Palpatine orders his would-be new apprentice, Kylo Ren (Adam Driver), to kill Rey, but Ren — the new Supreme Leader of the fascist First Order — has other ideas. He has a strong attraction to and mystic Force bond with Rey. He wants her to join him in killing Palpatine and ruling over the galaxy with the massive fleet that the resurrected (cloned?) emperor has covertly built.

The complicated but fast-moving story unfurls thanks to a slick script that Abrams cowrote with Chris Terrio, the screenwriter behind Argo, who also cowrote the DC Comics movies Batman v Superman: Dawn of Justice and Justice League. The duo had two collaborators who receive story credits for The Rise of Skywalker. One is Derek Connolly, the coauthor of Jurassic World and sequel, Kong: Skull Island and the action-comedies Monster Trucks and Pokémon Detective Pikachu. The other is director Colin Trevorrow, who made his bones with Safety Not Guaranteed, which Connolly wrote, before proceeding to helm the two (soon to be three!) Jurassic World features.

The narrative reunites viewers with the heinous First Order General Hux (a sneering Domhnall Gleeson), who advances the plot in a few ways, and the valiant Resistance technician Rose Tico (Kelly Marie Tran), a key but controversial character introduced in the polarizing The Last Jedi whom the filmmakers have chosen to de-emphasize here. We also meet several new characters.

The latter roster includes Hux’s new superior officer, General Pryde (Richard E. Grant); a smuggler with (apparently) a heart of gold and (definitely) a big helmet, a skintight jumpsuit and connections to Dameron’s shady past, Zorii Bliss (Keri Russell); a pocket-sized alien cyberneticist, Babu Frik (voiced by Shirley Henderson); and a just-as-small robot, D-O, whose raison d’être seemingly is to afford Disney, the Star Wars franchise owner, an extra opportunity to market stuff to kids.

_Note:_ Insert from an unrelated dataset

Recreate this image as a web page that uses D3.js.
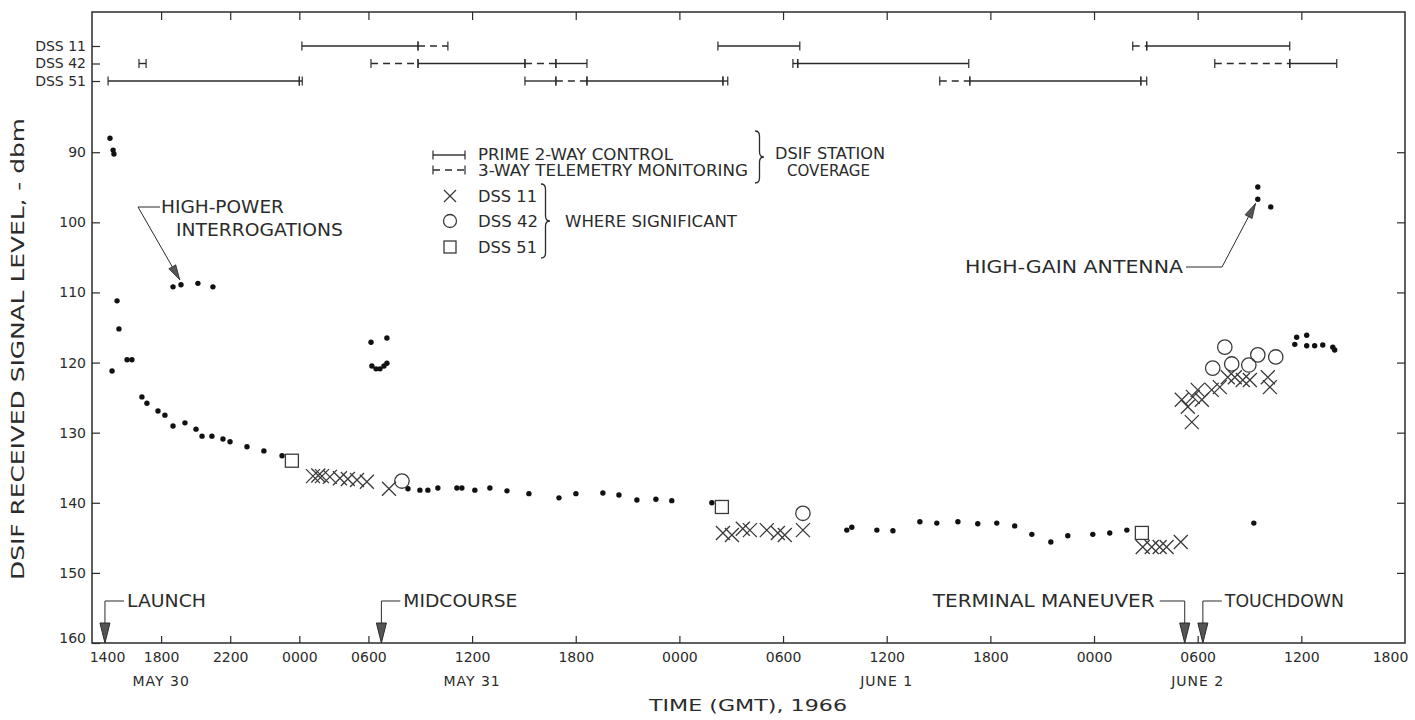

The most intriguing new character is Jannah (Naomi Ackie), who like Finn defected from the First Order stormtrooper corps and is functionally an orphan.

The exercise generally moves along at light speed, so much so that I often found myself struggling to remember some of the plot points.

Taken as a whole, I think the movie is adequate. It looks great, and may serve up the most amazing battles and effects of the entire franchise. (I ought to note that I haven’t seen Solo and have watched very little of the TV series: the animated Clone Wars, Rebels and Resistance and the new live-action The Mandalorian.)

The core trio of Rey, Finn and Dameron of are engaging, and their exploits over the first two-thirds or so of the movie are fun. But the story offers almost nothing that I found novel or surprising. There’s a sequence in the middle in which the heroes are treading on enemy turf, and I watched with a mixture of boredom and impatience — the former because I thought We’re doing this kind of thing again?, the latter because We’ve still got at least half of the movie to get through.

The biggest problem may be that, as I noted in my writeup of Last Jedi, my enthusiasm for Star Wars has dropped off over the years. I watched The Last Jedi about four and a half months after its premiere; my viewing of The Rise of Skywalker trailed the debut by two months. Maybe I’ve become an old fuddy-duddy, but I’m just not sure what this saga can do for me to find it more than just mildly entertaining.